No doubt the powerheads are much cheaper than the closed loop. Probably 1/2 the cost of a closed loop.

Thanks for the compliment on the frag tank - I just don't like it. I broke one of my baffles stuffing the Aquatraders skimmer into the compartment that I made - which was too small because I built the sump without knowing which skimmer I would use. I need another baffle on the right side to keep microbubbles from the fuge away from the return pump. I need a bigger skimmer compartment.
 
RC
So from what I can tell on your drawing there is about 8 holes. Are those 50/50 draw and return or would it be 2 draw holes and and 6 returns?
 
I'd use 2 drains for the closed loop. If you set it up with a 2000gph pump - and you plumb it back in with 3/4" lines - you'll probably need 6 or 8 of them to get all that water back into the tank.

I kept saying 2700GPH on the loop pump yesterday. Not really necessary unless you want to get into the 30x turnover. If the sump is going 600-700gph then you only need about 2000gph on the loop to get into 20x turnover. The sump counts.
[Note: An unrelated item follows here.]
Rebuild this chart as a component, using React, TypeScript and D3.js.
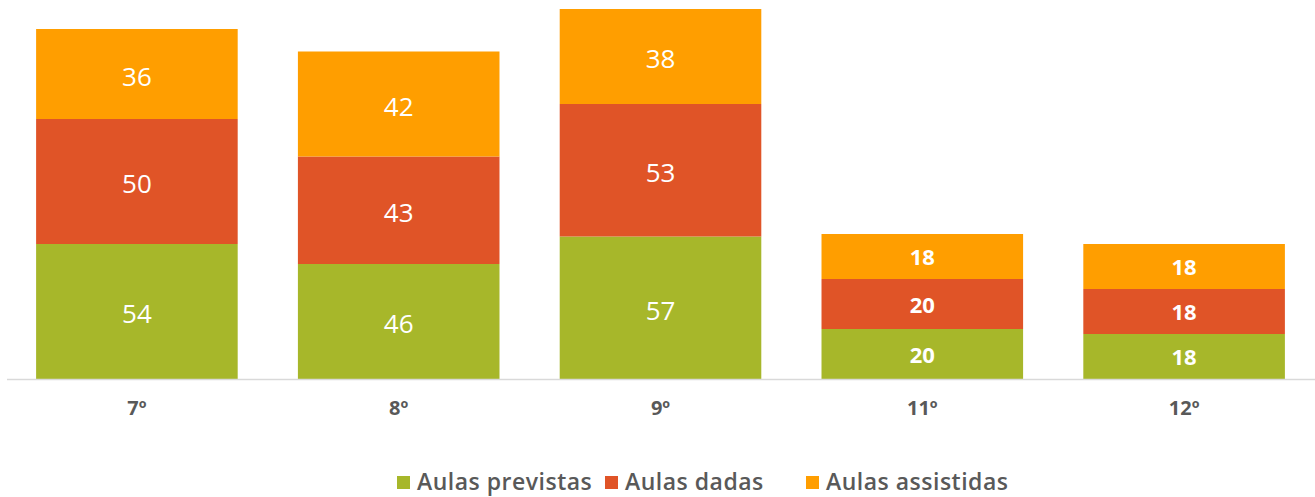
import { scaleBand, scaleLinear, stack } from 'd3'

const categories = ['7º', '8º', '9º', '11º', '12º']
const series = ['Aulas previstas', 'Aulas dadas', 'Aulas assistidas']
const previstas = [54, 46, 57, 20, 18]
const dadas = [50, 43, 53, 20, 18]
const assistidas = [36, 42, 38, 18, 18]
const colors = ['#A7B72A', '#E05427', '#FF9E00']

const width = 1315
const height = 497
const font = "'Open Sans', 'DejaVu Sans', sans-serif"
const textColor = '#595959'

const rows = categories.map((c, i) => ({
  cat: c,
  'Aulas previstas': previstas[i],
  'Aulas dadas': dadas[i],
  'Aulas assistidas': assistidas[i],
}))

const legendX = [397, 605, 806]

function App() {
  const xScale = scaleBand()
    .domain(categories)
    .range([6, 1315])
    .paddingInner(0.23)
    .paddingOuter(0.115)

  const yScale = scaleLinear().domain([0, 148]).range([379, 9])

  const layers = stack().keys(series)(rows as any)

  return (
    <svg width={width} height={height} style={{ position: 'absolute', left: 0, top: 0 }}>
      {layers.map((layer, si) => (
        <g key={series[si]}>
          {layer.map((d, i) => {
            const x = xScale(categories[i])!
            const y0 = yScale(d[0])
            const y1 = yScale(d[1])
            const h = y0 - y1
            const big = h > 70
            return (
              <g key={i}>
                <rect x={x} y={y1} width={xScale.bandwidth()} height={h} fill={colors[si]} />
                <text
                  x={x + xScale.bandwidth() / 2}
                  y={(y0 + y1) / 2 + (big ? 5 : 3)}
                  textAnchor="middle"
                  dominantBaseline="middle"
                  fill="#fff"
                  fontFamily={font}
                  fontSize={big ? 26 : 22}
                  fontWeight={big ? 500 : 700}
                >
                  {d[1] - d[0]}
                </text>
              </g>
            )
          })}
        </g>
      ))}

      <line x1={7} x2={1315} y1={379.5} y2={379.5} stroke="#D9D9D9" strokeWidth={1.5} />

      {categories.map((c) => (
        <text
          key={c}
          x={xScale(c)! + xScale.bandwidth() / 2}
          y={410}
          textAnchor="middle"
          dominantBaseline="middle"
          fill={textColor}
          fontFamily={font}
          fontSize={20}
          fontWeight={700}
        >
          {c}
        </text>
      ))}

      {series.map((s, i) => (
        <g key={s} transform={`translate(${legendX[i]},483)`}>
          <rect x={0} y={-7} width={13} height={13} fill={colors[i]} />
          <text
            x={20}
            y={1}
            dominantBaseline="middle"
            fill={textColor}
            fontFamily={font}
            fontSize={23}
            fontWeight={600}
            letterSpacing={0.5}
          >
            {s}
          </text>
        </g>
      ))}
    </svg>
  )
}

export default App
You'd have to build distribution manifolds out of larger pipes and then reduce them down in side to go back into the tank.

I once saw a closed loop that a guy had hooked up to a controller. He had solenoid valves on the the return lines from the loop pump. The controller would turn the solenoid valves on and off. This created all kinds of random water movement.
 
Would you place the returns at the top, middle or bottom of the tank? How would you set up which direction they shoot water? I have been looking for designs on the web without much luck.
 
My thoughts on the returns for the closed loop would be just try and place them evenly across the back wall. You may want to drill 8 holes and run 4 of them a few inches below the water line and 4 more maybe 1/2 way down the glass.
 
I've been looking at designs here and there for a closed loop system and want to run this past everyone.

2" bulkhead drilled in the center part of the tank to feed a 1500 gph pump, which will run to a SCWD unit then to something like this for the return lines PbH2ORet this way i can change flow direction or add extra outlets if I have to. Thoughts?